On attendait donc impatiemment son neuvième album (« R9 » pour les intimes), dont la sortie était annoncée en 2019, mais a été tellement reportée qu’on a fini par l’oublier. On attend aussi toujours la sortie de son documentaire, réalisé par Peter Berg (Very Bad Things, Hancock, Le Royaume, Battleship…), qui a filmé la star pendant 1 200 heures, sur une période de 6 ans et demi, et qui attend toujours le « go », alors que le film est fini et prêt à être diffusé sur Amazon. La plateforme aurait acheté le projet pour 25 millions de dollars, on imagine son impatience… Entre-temps, artistiquement, Rihanna semble s’être perdue dans une carrière douteuse au cinéma (on garde un souvenir gêné de Valérian, navet de Luc Besson, et elle n’était franchement pas convaincante dans Ocean’s 8, ni Guava Island auprès de Childish Gambino).

Tout ce qui compte, c’est ce show de 13 minutes.

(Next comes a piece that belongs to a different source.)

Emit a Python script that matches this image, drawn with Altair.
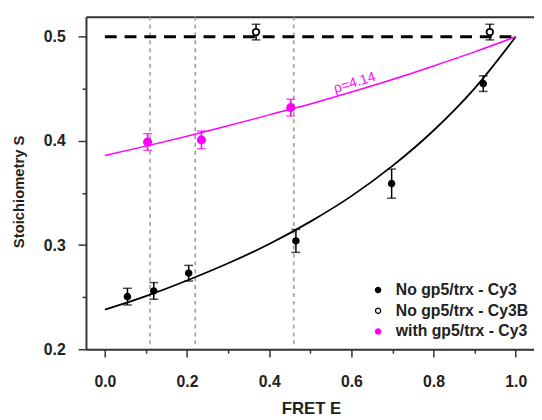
import altair as alt
import pandas as pd

# ---- data ----
names = ["No gp5/trx - Cy3", "No gp5/trx - Cy3B", "with gp5/trx - Cy3"]

black_E = [0.055, 0.119, 0.204, 0.465, 0.698, 0.921]
black_S = [0.2505, 0.256, 0.273, 0.304, 0.359, 0.455]
black_err = [0.008, 0.008, 0.0075, 0.011, 0.014, 0.0075]

open_E = [0.368, 0.937]
open_S = [0.5045, 0.5045]
open_err = [0.0075, 0.0075]

mag_E = [0.104, 0.235, 0.4525]
mag_S = [0.399, 0.401, 0.432]
mag_err = [0.008, 0.0085, 0.008]

fit_E = [0.0, 0.1, 0.2, 0.3, 0.4, 0.5, 0.6, 0.7, 0.8, 0.9, 1.0]
fit_black_S = [0.238, 0.251, 0.266, 0.2825, 0.301, 0.3225, 0.347, 0.376, 0.41, 0.4505, 0.5]
fit_mag_S = [0.386, 0.395, 0.4045, 0.4145, 0.425, 0.4355, 0.447, 0.459, 0.472, 0.4855, 0.5]

vline_E = [0.11, 0.22, 0.46]
hline_x0 = [0.0]
hline_x1 = [1.0]
hline_S = [0.5]

note_E = [0.608]
note_S = [0.4557]
note_txt = ["\u03c1=4.14"]

x_major = [0.0, 0.2, 0.4, 0.6, 0.8, 1.0]
x_minor = [0.1, 0.3, 0.5, 0.7, 0.9]
y_major = [0.2, 0.3, 0.4, 0.5]
y_minor = [0.25, 0.35, 0.45]

MAG = "#ff00ff"
FONT = "Liberation Sans"

# ---- tables ----
pts = pd.DataFrame({
    "series": [names[0]] * len(black_E) + [names[1]] * len(open_E) + [names[2]] * len(mag_E),
    "E": black_E + open_E + mag_E,
    "S": black_S + open_S + mag_S,
    "err": black_err + open_err + mag_err,
})
pts["lo"] = pts["S"] - pts["err"]
pts["hi"] = pts["S"] + pts["err"]
pts["grp"] = pts["series"]

fits = pd.DataFrame({"E": fit_E, "black": fit_black_S, "mag": fit_mag_S})
vlines = pd.DataFrame({"E": vline_E})
hline = pd.DataFrame({"x0": hline_x0, "x1": hline_x1, "S": hline_S})
note = pd.DataFrame({"E": note_E, "S": note_S, "t": note_txt})

xs = alt.Scale(domain=[-0.046, 1.0445], nice=False, zero=False)
ys = alt.Scale(domain=[0.2, 0.5193], nice=False, zero=False)

common_axis = dict(grid=False, tickColor="#333", tickWidth=1.5, domainColor="#333",
                   domainWidth=2, labelColor="#222", labelFont=FONT, titleFont=FONT,
                   titleColor="#222")

main_x = alt.Axis(values=x_major, format=".1f", tickSize=8, labelPadding=17,
                  labelFontSize=16, labelFontWeight="bold", labelFlush=False,
                  labelOverlap=False, orient="bottom",
                  title="FRET E", titleFontSize=17, titleFontWeight="bold",
                  titleX=228, titleY=65, titleBaseline="alphabetic", titleAlign="center",
                  **common_axis)
minor_x = alt.Axis(values=x_minor, tickSize=4, labels=False, domain=False, title=None,
                   orient="bottom", grid=False, tickColor="#333", tickWidth=1.5)
top_x = alt.Axis(orient="top", labels=False, ticks=False, domain=True, title=None,
                 grid=False, domainColor="#333", domainWidth=2)
main_y = alt.Axis(values=y_major, format=".1f", tickSize=8, labelPadding=13,
                  labelFontSize=16, labelFontWeight="bold", labelFlush=False,
                  labelOverlap=False, orient="left",
                  title="Stoichiometry S", titleFontSize=15, titleFontWeight="bold",
                  titleX=-63, titleY=177, titleAngle=270, titleAlign="center",
                  titleBaseline="alphabetic", **common_axis)
minor_y = alt.Axis(values=y_minor, tickSize=4, labels=False, domain=False, title=None,
                   orient="left", grid=False, tickColor="#333", tickWidth=1.5)

vl = alt.Chart(vlines).mark_rule(color="#999", strokeWidth=1.5, strokeDash=[4, 4]).encode(
    x=alt.X("E:Q", scale=xs, axis=top_x)
)

hl = alt.Chart(hline).mark_rule(color="black", strokeWidth=3, strokeDash=[12, 8]).encode(
    x=alt.X("x0:Q", scale=xs, axis=None), x2="x1:Q",
    y=alt.Y("S:Q", scale=ys, axis=None)
)

fit_b = alt.Chart(fits).mark_line(color="black", strokeWidth=1.8, interpolate="monotone").encode(
    x=alt.X("E:Q", scale=xs, axis=main_x),
    y=alt.Y("black:Q", scale=ys, axis=main_y)
)

fit_m = alt.Chart(fits).mark_line(color=MAG, strokeWidth=1.5, interpolate="monotone").encode(
    x=alt.X("E:Q", scale=xs, axis=minor_x),
    y=alt.Y("mag:Q", scale=ys, axis=minor_y)
)

bar_color = alt.Color("grp:N", scale=alt.Scale(range=["black", "black", MAG]), legend=None)

bars = alt.Chart(pts).mark_rule(strokeWidth=1.5).encode(
    x=alt.X("E:Q", scale=xs, axis=None),
    y=alt.Y("lo:Q", scale=ys, axis=None), y2="hi:Q",
    color=bar_color
)
cap_lo = alt.Chart(pts).mark_tick(orient="horizontal", size=9, thickness=1.5).encode(
    x=alt.X("E:Q", scale=xs, axis=None),
    y=alt.Y("lo:Q", scale=ys, axis=None),
    color=bar_color
)
cap_hi = alt.Chart(pts).mark_tick(orient="horizontal", size=9, thickness=1.5).encode(
    x=alt.X("E:Q", scale=xs, axis=None),
    y=alt.Y("hi:Q", scale=ys, axis=None),
    color=bar_color
)

leg = alt.Legend(title=None, orient="none", legendX=288, legendY=269, padding=0,
                 labelFontSize=16, labelFontWeight="bold", labelFont=FONT, labelColor="#222",
                 symbolSize=28, symbolStrokeWidth=1.3, labelOffset=10, rowPadding=5,
                 symbolType="circle")

points = alt.Chart(pts).mark_point(shape="circle", strokeWidth=1.8, opacity=1).encode(
    x=alt.X("E:Q", scale=xs, axis=None),
    y=alt.Y("S:Q", scale=ys, axis=None),
    fill=alt.Fill("series:N", scale=alt.Scale(domain=names, range=["black", "white", MAG]),
                  legend=leg),
    stroke=alt.Stroke("series:N", scale=alt.Scale(domain=names, range=["black", "black", MAG]),
                      legend=leg),
    size=alt.Size("grp:N", scale=alt.Scale(range=[34, 55, 34]), legend=None),
)

txt = alt.Chart(note).mark_text(color=MAG, fontSize=14, font=FONT, angle=343,
                                align="center", baseline="middle").encode(
    x=alt.X("E:Q", scale=xs, axis=None),
    y=alt.Y("S:Q", scale=ys, axis=None),
    text="t:N"
)

chart = alt.layer(vl, hl, fit_b, fit_m, bars, cap_lo, cap_hi, points, txt).resolve_axis(
    x="independent", y="independent"
).properties(
    width=454, height=337, autosize="none",
    padding={"left": 79, "top": 6, "right": 0, "bottom": 74}
).configure_view(stroke=None).configure(font=FONT)

chart.save("out.html", embed_options={"renderer": "svg", "actions": False})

Surtout, elle était trop occupée à gérer son empire mode et beauté Savage X Fenty (racheté par LVMH). À 34 ans, elle est la milliardaire la plus jeune des États-Unis, ayant bâti de ses mains une fortune estimée à 1,7 milliard de dollars, alors qu’elle est partie de rien. En se spécialisant dans la diversité des tons de peau, Fenty a révolutionné la cosmétique. En mettant en avant tous types de gabarits dans les campagnes publicitaires, sa marque de lingerie Savage a aussi brisé les codes, en avance sur son temps. Rihanna a vendu l’intégralité de sa collection de tee-shirts créée spécialement pour le Super Bowl, un modèle blanc basique avec cette inscription : « Rihanna Concert Interrupted by a Football Game, Weird But Whatever » (traduction : « le concert de Rihanna interrompu par un match de foot, bizarre mais peu importe »). N’empêche que, musicalement, elle a bien besoin d’une victoire si elle ne veut pas que son affolante voix grave ne soit totalement mise sous silence.

Elle semble pourtant bien décontractée (son côté caribéen, selon elle), physiquement reposée et à l’aise, quand elle se livre aux questions-réponses sur le Super Bowl pour Apple Music. « Je ne pensais jamais en arriver là dans ma carrière », admet-elle. « Je répète un maximum, je suis tellement concentrée sur le Super Bowl que j’ai oublié mon anniversaire, la Saint-Valentin… Tout ce qui compte, c’est ce show de 13 minutes. Et ça va être dur de résumer 17 ans de carrière en 13 minutes ! »

Avec quatorze titres en première place des charts, 54 millions d’albums vendus dans le monde, dont 2 millions en France (elle est l’artiste féminine internationale la plus jouée sur les radios en France depuis 2005), le choix doit en effet être cornélien. Les tubes « Diamonds », « SOS », « Love on the Brain », « Umbrella », « We Found Love », « S & M »… ont rythmé nos fins de soirée pendant tant d’années, avant d’être supplantés par ceux de la piquante Dua Lipa, ou de la vétérane Beyoncé (grâce à l’énergique Renaissance, son éternelle rivale vient d’ailleurs de battre le record du nombre de Grammy Awards par artiste – trente-deux, alors que Rihanna ne comptabilise « que » huit statuettes). Découverte par Jay-Z, l’époux de Beyoncé, Rihanna est toujours signée chez lui via sa société de management. Mais durant les 15 minutes de sa conférence de presse, elle n’a fait aucune révélation sur sa performance ou ses invités, ni ses projets futurs.